With players like Nighswonger willing to go forward, it also helped keep some of the scrappiness of the game away from the USWNT’s half of the pitch. While the crowd roared and jeered when calls were made during those battles, and also when some confusingly weren’t, the USWNT made progress by forcing more of the refereeing decisions in Colombia’s end of the field.

“I think we always have bite, but I think tonight part of the key was to play in their third because anytime it’s this physical … you don’t want to put a referee in a situation where they’re asked to potentially make those calls closer to your goal,” Kilgore said. “That was a big identifying factor for us today and part of that is being on the front foot defensively and locking them into an area where you hope to win the ball.”

The USWNT youngsters did well, but navigating through the growing storm required the knowhow and talent of well-experienced figures like goalkeeper Alyssa Naeher and marquee striker Alex Morgan too.

Naeher, on her 100th appearance, was selected as Player of the Match and, despite only making three saves, two of them were game-changing moments that denied Colombia an opportunity to fight back.

Meanwhile, up front, the 34-year-old Morgan highlighted how she can remain in the roster conversation despite initially being left out at the start of the tournament. In the first half, she not only won the early penalty that Horan scored, but also dished out a clever assist for Nighswonger’s goal. Like many others on the team, she also didn’t back down when confronted by Colombia’s players.

But as the USWNT head south to San Diego for Wednesday’s W Gold Cup semifinal against Canada and a possibly final against either Brazil or Mexico, there are still some concerns. As impressive as Sunday’s win was and as important as it is to note that solutions are available, it doesn’t fix a team that are still in an era of transition under Kilgore.

While it’s exciting for the fanbase to know that a successful manager like Chelsea’s Emma Hayes will take over as permanent coach after the end of the Women’s Super League season, the reality is that everything will remain in flux until then.

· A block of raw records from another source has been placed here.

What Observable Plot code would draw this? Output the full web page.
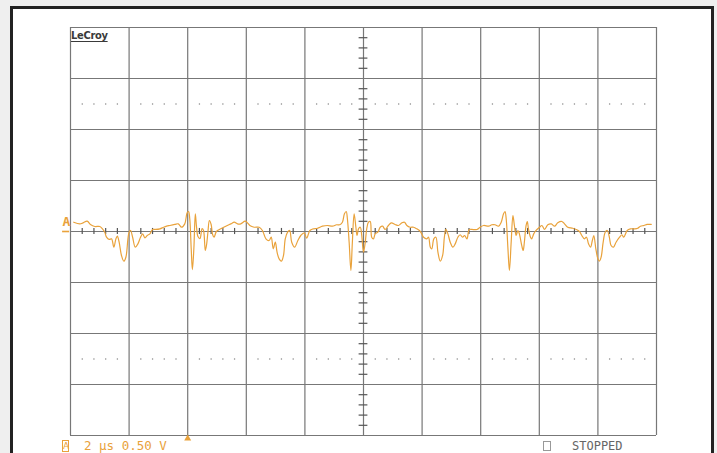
<!DOCTYPE html>
<html>
<head>
<meta charset="utf-8">
<script src="https://cdn.jsdelivr.net/npm/d3@7"></script>
<script src="https://cdn.jsdelivr.net/npm/@observablehq/plot@0.6"></script>
<style>
  html, body { margin: 0; padding: 0; background: #efefef; }
  #wrap { position: relative; width: 717px; height: 453px; overflow: hidden; }
  #frame { position: absolute; left: 10px; top: 6px; width: 698px; height: 470px;
           border-left: 3px solid #222; border-top: 3px solid #222; border-right: 3px solid #222;
           background: #fff; }
  #chart { position: absolute; left: 0; top: 0; }
  .lbl { position: absolute; font-family: "DejaVu Sans Mono", monospace; white-space: nowrap; }
  #brand { left: 71px; top: 29px; font-family: "DejaVu Sans Condensed", "DejaVu Sans", sans-serif;
           font-weight: bold; font-size: 11px; color: #3a3a3a; text-decoration: underline;
           text-underline-offset: 2px; letter-spacing: -0.3px; }
  #chbox { left: 62px; top: 440px; width: 5px; height: 10px; border: 1px solid #e9a23b;
           font-size: 9px; line-height: 10px; color: #e9a23b; text-align: center; font-family: "DejaVu Sans", sans-serif; }
  #scale { left: 84px; top: 438px; font-size: 12.5px; color: #e9a23b; }
  #sq { left: 543px; top: 441px; width: 6px; height: 8px; border: 1px solid #999; }
  #stopped { left: 572px; top: 439px; font-size: 12px; color: #666; }
</style>
</head>
<body>
<div id="wrap">
  <div id="frame"></div>
  <div id="chart"></div>
  <div class="lbl" id="brand">LeCroy</div>
  <div class="lbl" id="chbox">A</div>
  <div class="lbl" id="scale">2 µs 0.50 V</div>
  <div class="lbl" id="sq"></div>
  <div class="lbl" id="stopped">STOPPED</div>
</div>
<script>
// Trace: time in µs, voltage in V (channel A, 2 µs/div, 0.50 V/div)
const timeUs = [0.11,0.32,0.43,0.57,0.68,0.83,1.00,1.09,1.17,1.23,1.32,1.40,1.48,1.55,1.60,1.66,1.74,1.82,1.89,1.96,
2.00,2.05,2.12,2.21,2.30,2.39,2.46,2.54,2.62,2.71,2.80,2.91,3.05,3.18,3.28,3.39,3.56,3.68,3.79,3.90,
3.98,4.03,4.07,4.12,4.16,4.21,4.26,4.30,4.35,4.42,4.49,4.54,4.60,4.64,4.69,4.74,4.80,4.85,4.90,4.98,
5.13,5.30,5.47,5.59,5.70,5.81,5.96,6.04,6.12,6.27,6.44,6.55,6.67,6.78,6.85,6.92,6.99,7.05,7.12,7.20,
7.27,7.33,7.41,7.48,7.55,7.65,7.76,7.86,7.98,8.06,8.17,8.28,8.43,8.60,8.77,8.94,9.08,9.19,9.28,9.35,
9.41,9.45,9.51,9.57,9.62,9.68,9.74,9.78,9.83,9.89,9.94,10.00,10.06,10.11,10.17,10.23,10.28,10.34,10.40,10.49,
10.57,10.65,10.74,10.85,10.95,11.08,11.19,11.31,11.40,11.48,11.59,11.71,11.82,11.94,12.05,12.16,12.22,12.28,12.33,12.40,
12.47,12.54,12.62,12.70,12.76,12.81,12.88,12.96,13.05,13.13,13.22,13.30,13.38,13.45,13.53,13.61,13.70,13.87,13.98,14.10,
14.27,14.38,14.49,14.61,14.70,14.78,14.83,14.87,14.93,14.98,15.04,15.10,15.15,15.21,15.27,15.32,15.40,15.45,15.49,15.55,
15.59,15.63,15.70,15.74,15.81,15.89,16.01,16.09,16.18,16.29,16.41,16.52,16.63,16.77,16.86,16.97,17.14,17.26,17.37,17.45,
17.54,17.61,17.68,17.75,17.81,17.86,17.93,18.00,18.05,18.11,18.18,18.25,18.32,18.39,18.45,18.53,18.62,18.74,18.82,18.88,
19.00,19.11,19.25,19.36,19.45,19.57,19.68,19.82];
const voltsV = [0.091,0.075,0.085,0.101,0.069,0.049,0.049,0.026,-0.007,-0.056,-0.078,-0.072,-0.154,-0.072,-0.046,-0.105,-0.235,-0.291,-0.252,-0.072,
-0.007,0.010,-0.056,-0.154,-0.121,-0.056,-0.023,-0.062,-0.039,-0.023,0.020,0.020,0.026,0.042,0.052,0.059,0.069,0.075,0.042,0.075,
0.183,0.196,0.125,-0.170,-0.373,-0.170,0.172,0.049,-0.049,-0.069,0.029,0.010,-0.186,-0.137,-0.007,0.108,0.069,-0.029,-0.056,0.000,
0.026,0.052,0.075,0.091,0.075,0.075,0.101,0.085,0.059,0.042,0.042,0.010,-0.072,-0.088,-0.056,-0.170,-0.105,-0.203,-0.268,-0.291,
-0.235,-0.072,-0.007,0.010,-0.105,-0.154,-0.088,-0.039,-0.013,-0.066,0.010,0.026,0.032,0.052,0.059,0.052,0.066,0.066,0.091,0.174,
0.196,0.125,-0.105,-0.382,-0.105,0.174,0.042,-0.039,0.026,0.042,-0.039,-0.203,-0.105,0.026,0.091,0.098,-0.056,-0.072,-0.023,-0.007,
0.042,0.052,0.020,0.059,0.085,0.069,0.059,0.085,0.091,0.059,0.042,0.042,0.026,0.000,-0.056,-0.072,-0.056,-0.154,-0.170,-0.072,
-0.056,-0.203,-0.291,-0.235,-0.056,0.020,-0.023,-0.105,-0.154,-0.121,-0.056,-0.032,-0.056,-0.039,-0.072,0.020,0.020,0.020,0.042,0.059,
0.052,0.066,0.066,0.052,0.091,0.174,0.196,0.125,-0.170,-0.382,-0.105,0.157,0.059,-0.039,0.010,-0.023,-0.137,-0.186,-0.105,0.059,
0.098,0.026,-0.056,-0.072,-0.023,0.010,0.042,0.059,0.020,0.066,0.075,0.052,0.085,0.098,0.075,0.042,0.032,0.020,0.000,-0.039,
-0.072,-0.056,-0.121,-0.154,-0.088,-0.039,-0.170,-0.268,-0.291,-0.252,-0.105,-0.007,0.010,-0.056,-0.137,-0.154,-0.105,-0.056,-0.032,-0.056,
0.010,0.026,0.026,0.032,0.052,0.059,0.069,0.069];

// Screen settings
const timeGrid = [0,2,4,6,8,10,12,14,16,18,20];          // µs, 2 µs/div
const voltGrid = [-2,-1.5,-1,-0.5,0,0.5,1,1.5,2];         // V, 0.50 V/div
const triggerUs = [4];
const dotRowsV = [1.25, -1.25];

const trace = timeUs.map((t, i) => ({t, v: voltsV[i]}));
const minorT = d3.range(0, 20.001, 0.4).filter(t => Math.abs(t / 2 - Math.round(t / 2)) > 1e-6);
const minorV = d3.range(-2, 2.001, 0.1).filter(v => Math.abs(v / 0.5 - Math.round(v / 0.5)) > 1e-6);
const dotPts = dotRowsV.flatMap(v => minorT.map(t => ({t, v})));

const orange = "#e9a23b";
const gridC = "#777";

const chart = Plot.plot({
  width: 717, height: 453,
  marginLeft: 70, marginRight: 61, marginTop: 27, marginBottom: 18,
  x: {domain: [0, 20], axis: null},
  y: {domain: [-2, 2], axis: null},
  style: {background: "transparent", overflow: "visible"},
  marks: [
    Plot.ruleX(timeGrid, {stroke: gridC, strokeWidth: 1.2}),
    Plot.ruleY(voltGrid, {stroke: gridC, strokeWidth: 1.2}),
    Plot.ruleX(minorT, {y1: -0.03, y2: 0.03, stroke: "#555", strokeWidth: 1.2}),
    Plot.ruleY(minorV, {x1: 9.85, x2: 10.15, stroke: "#555", strokeWidth: 1.2}),
    Plot.dot(dotPts, {x: "t", y: "v", r: 0.75, fill: "#8a8a8a", stroke: null}),
    Plot.line(trace, {x: "t", y: "v", stroke: orange, strokeWidth: 1.2, curve: "catmull-rom"}),
    Plot.dot(triggerUs, {x: d => d, y: -2, symbol: "triangle", r: 2.6, fill: orange, stroke: null, dy: 3}),
    Plot.text([0], {x: d => d, y: 0, text: () => "A", dx: -4, dy: -10, fill: orange, fontSize: 13, fontWeight: "bold", fontFamily: "DejaVu Sans Mono"}),
    Plot.ruleY([0], {x1: -0.27, x2: -0.03, dy: 0, stroke: orange, strokeWidth: 1.6})
  ]
});
document.getElementById("chart").appendChild(chart);
</script>
</body>
</html>
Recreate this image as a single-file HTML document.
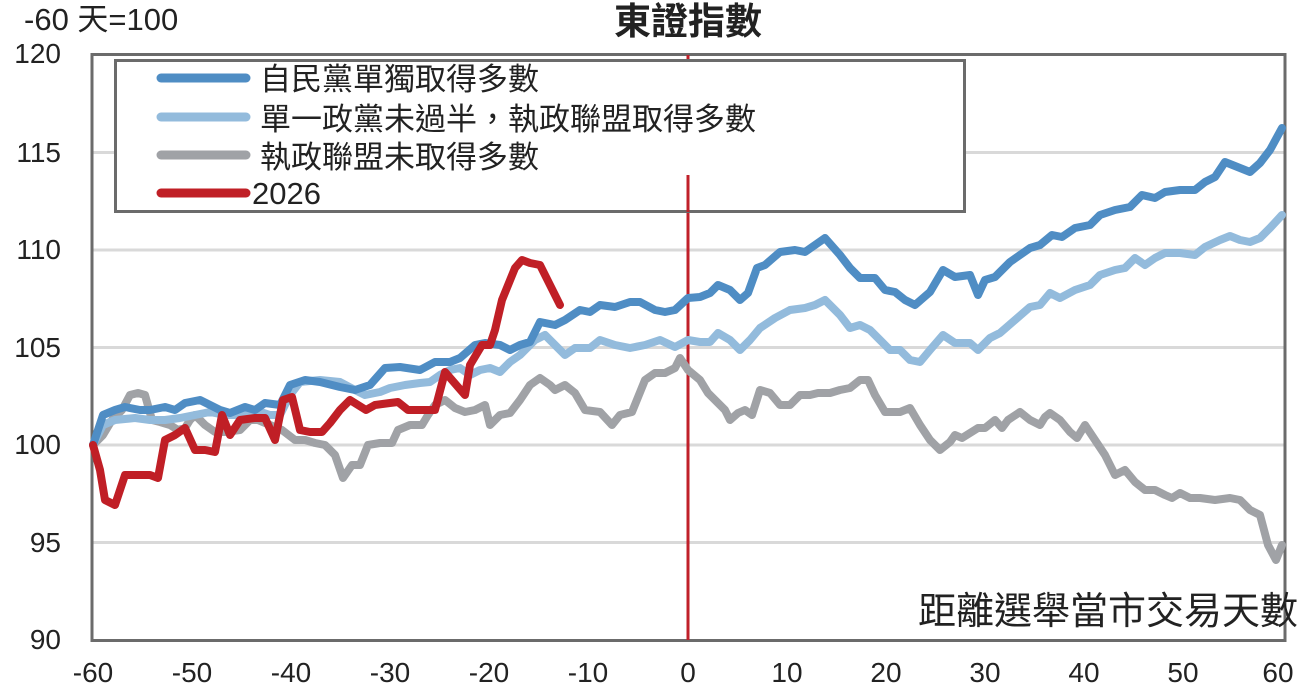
<!DOCTYPE html><html><head><meta charset="utf-8"><style>body{margin:0;background:#fff}svg{display:block}text{font-family:"Liberation Sans","Noto Sans CJK TC",sans-serif;fill:#222}</style></head><body>
<svg width="1305" height="698" viewBox="0 0 1305 698">
<g stroke="#d9d9d9" stroke-width="3">
<line x1="93" y1="152.5" x2="1285" y2="152.5"/><line x1="93" y1="250" x2="1285" y2="250"/><line x1="93" y1="347.5" x2="1285" y2="347.5"/><line x1="93" y1="445" x2="1285" y2="445"/><line x1="93" y1="542.5" x2="1285" y2="542.5"/>
</g>
<rect x="92" y="54.5" width="1193" height="586" fill="none" stroke="#6b6b6b" stroke-width="3"/>
<line x1="688" y1="55" x2="688" y2="640" stroke="#c0202a" stroke-width="3"/>
<g fill="none" stroke-width="8" stroke-linejoin="round" stroke-linecap="round">
<polyline stroke="#a0a2a6" points="93,445 103,435 112,420 122,410 130,395 138,393 145,395 152,420 160,422 170,425 178,430 185,428 190,420 195,415 205,425 215,432 225,432 240,430 250,420 258,420 270,425 282,430 295,440 305,440 315,443 325,445 335,455 343,478 352,465 360,465 368,445 380,443 392,443 398,430 410,425 422,425 428,415 435,405 445,400 455,408 465,412 475,410 485,405 490,425 500,415 510,413 520,400 530,385 540,378 550,385 555,390 565,385 575,393 585,410 600,412 612,425 620,415 632,412 645,380 655,373 665,373 675,368 680,358 688,370 700,380 708,393 715,400 725,410 730,420 738,413 745,410 752,415 760,390 770,393 780,405 790,405 800,395 810,395 818,393 830,393 840,390 850,388 860,380 868,380 875,395 885,412 900,412 910,408 920,425 930,440 940,450 950,442 955,435 962,438 970,433 978,428 985,428 995,420 1002,428 1008,420 1020,412 1030,420 1040,425 1045,417 1050,413 1060,420 1070,432 1077,438 1085,425 1095,440 1105,455 1115,475 1125,470 1135,482 1145,490 1155,490 1165,495 1172,498 1180,493 1190,498 1200,498 1215,500 1230,498 1240,500 1250,510 1260,515 1268,545 1276,560 1282,545"/>
<polyline stroke="#93bbdc" points="93,445 103,425 115,420 135,418 150,420 165,420 180,418 195,415 210,412 225,415 240,415 255,410 270,415 280,415 290,395 300,382 320,380 340,382 355,390 365,395 375,393 380,392 390,388 405,385 420,383 430,382 440,375 450,370 460,368 470,375 480,370 490,368 500,372 510,362 520,355 535,340 545,335 555,345 565,355 575,348 590,348 600,340 615,345 630,348 645,345 660,340 675,347 688,340 700,342 710,342 718,333 730,340 740,350 750,340 760,328 775,318 790,310 805,308 815,305 825,300 840,315 850,328 860,325 870,330 880,340 890,350 900,350 910,360 920,362 930,350 943,335 955,343 970,343 978,350 990,338 1000,333 1015,320 1030,307 1040,305 1050,293 1060,298 1075,290 1090,285 1100,275 1115,270 1125,268 1135,258 1145,265 1155,258 1165,253 1180,253 1195,255 1205,247 1220,240 1230,236 1240,240 1250,242 1260,238 1270,228 1282,215"/>
<polyline stroke="#4f8dc4" points="93,445 103,415 115,410 125,407 140,410 150,410 165,407 175,410 185,403 200,400 210,405 220,410 230,413 245,407 255,410 265,403 280,405 290,385 305,380 320,382 340,387 355,390 370,385 385,368 400,367 420,370 435,362 450,362 460,358 475,345 485,343 500,345 510,350 520,345 530,342 540,322 555,325 565,320 580,310 590,312 600,305 615,307 630,302 640,302 655,310 665,312 675,310 688,298 700,297 710,293 718,285 730,290 740,300 748,293 757,268 765,265 780,252 795,250 805,252 815,245 825,238 840,255 850,268 860,278 875,278 885,290 895,292 905,300 915,305 930,292 943,270 955,277 970,275 978,295 985,280 995,277 1010,262 1020,255 1030,248 1040,245 1052,235 1062,237 1075,228 1090,225 1100,215 1115,210 1130,207 1142,195 1155,198 1165,192 1180,190 1195,190 1205,182 1215,177 1225,162 1240,168 1250,172 1260,163 1270,150 1282,128"/>
<polyline stroke="#c01f26" points="93,445 100,470 105,500 115,505 125,475 140,475 150,475 158,478 165,440 175,435 185,428 195,450 205,450 215,452 222,415 230,435 240,420 255,418 265,418 275,440 283,400 292,397 300,430 310,432 322,432 330,423 340,410 350,400 358,405 366,410 375,405 390,403 398,402 408,410 420,410 435,410 445,372 458,387 465,395 470,365 482,345 490,345 495,330 502,300 515,268 522,260 530,263 540,265 550,285 560,305"/>
</g>
<rect x="115.5" y="60.5" width="849" height="151" fill="#fff" stroke="#6b6b6b" stroke-width="3"/>
<line x1="688" y1="175" x2="688" y2="212" stroke="#c0202a" stroke-width="3"/>
<g stroke-width="9" stroke-linecap="round">
<line x1="161" y1="78" x2="246" y2="78" stroke="#4f8dc4"/>
<line x1="161" y1="117" x2="246" y2="117" stroke="#93bbdc"/>
<line x1="161" y1="155" x2="246" y2="155" stroke="#a0a2a6"/>
<line x1="161" y1="193" x2="246" y2="193" stroke="#c01f26"/>
</g>
<g font-size="31">
<text x="260" y="90">自民黨單獨取得多數</text>
<text x="260" y="130">單一政黨未過半，執政聯盟取得多數</text>
<text x="260" y="168">執政聯盟未取得多數</text>
<text x="252" y="204">2026</text>
</g>
<text x="688" y="34" font-size="37" font-weight="bold" text-anchor="middle">東證指數</text>
<text x="24" y="30" font-size="31">-60 天=100</text>
<g font-size="28" text-anchor="end">
<text x="61" y="63">120</text><text x="61" y="162">115</text><text x="61" y="259">110</text><text x="61" y="357">105</text><text x="61" y="454">100</text><text x="61" y="552">95</text><text x="61" y="649">90</text>
</g>
<g font-size="28" text-anchor="middle">
<text x="93" y="682">-60</text><text x="192" y="682">-50</text><text x="291" y="682">-40</text><text x="390" y="682">-30</text><text x="489" y="682">-20</text><text x="588" y="682">-10</text><text x="688" y="682">0</text><text x="787" y="682">10</text><text x="886" y="682">20</text><text x="985" y="682">30</text><text x="1084" y="682">40</text><text x="1183" y="682">50</text><text x="1278" y="682">60</text>
</g>
<text x="1298" y="624" font-size="38" text-anchor="end">距離選舉當市交易天數</text>
</svg></body></html>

The squad had warning signs well ahead of their loss to Mexico and while defeating Colombia is a step back on track, the four-time World Cup champions must make greater leaps in the coming weeks.

The USWNT have never failed to win a Concacaf tournament they’ve participated in and, seeking to gain confidence as they prepare for the 2024 Olympics this summer, anything short of a title this month will be seen as a letdown for a program that aspires to be constant champions. Will those youthful foundations be built upon through the rest of this W Gold Cup? Or will Canada —who have yet to concede a goal in the tournament — throw them off course again?

“Canada is another country that’s close to us, we’ve played many times,” Kilgore said. “We’re looking forward to that and I think the keys will be a little bit of a mix of what we saw tonight in terms of being on the front foot, making sure that we are making it uncomfortable [for them].”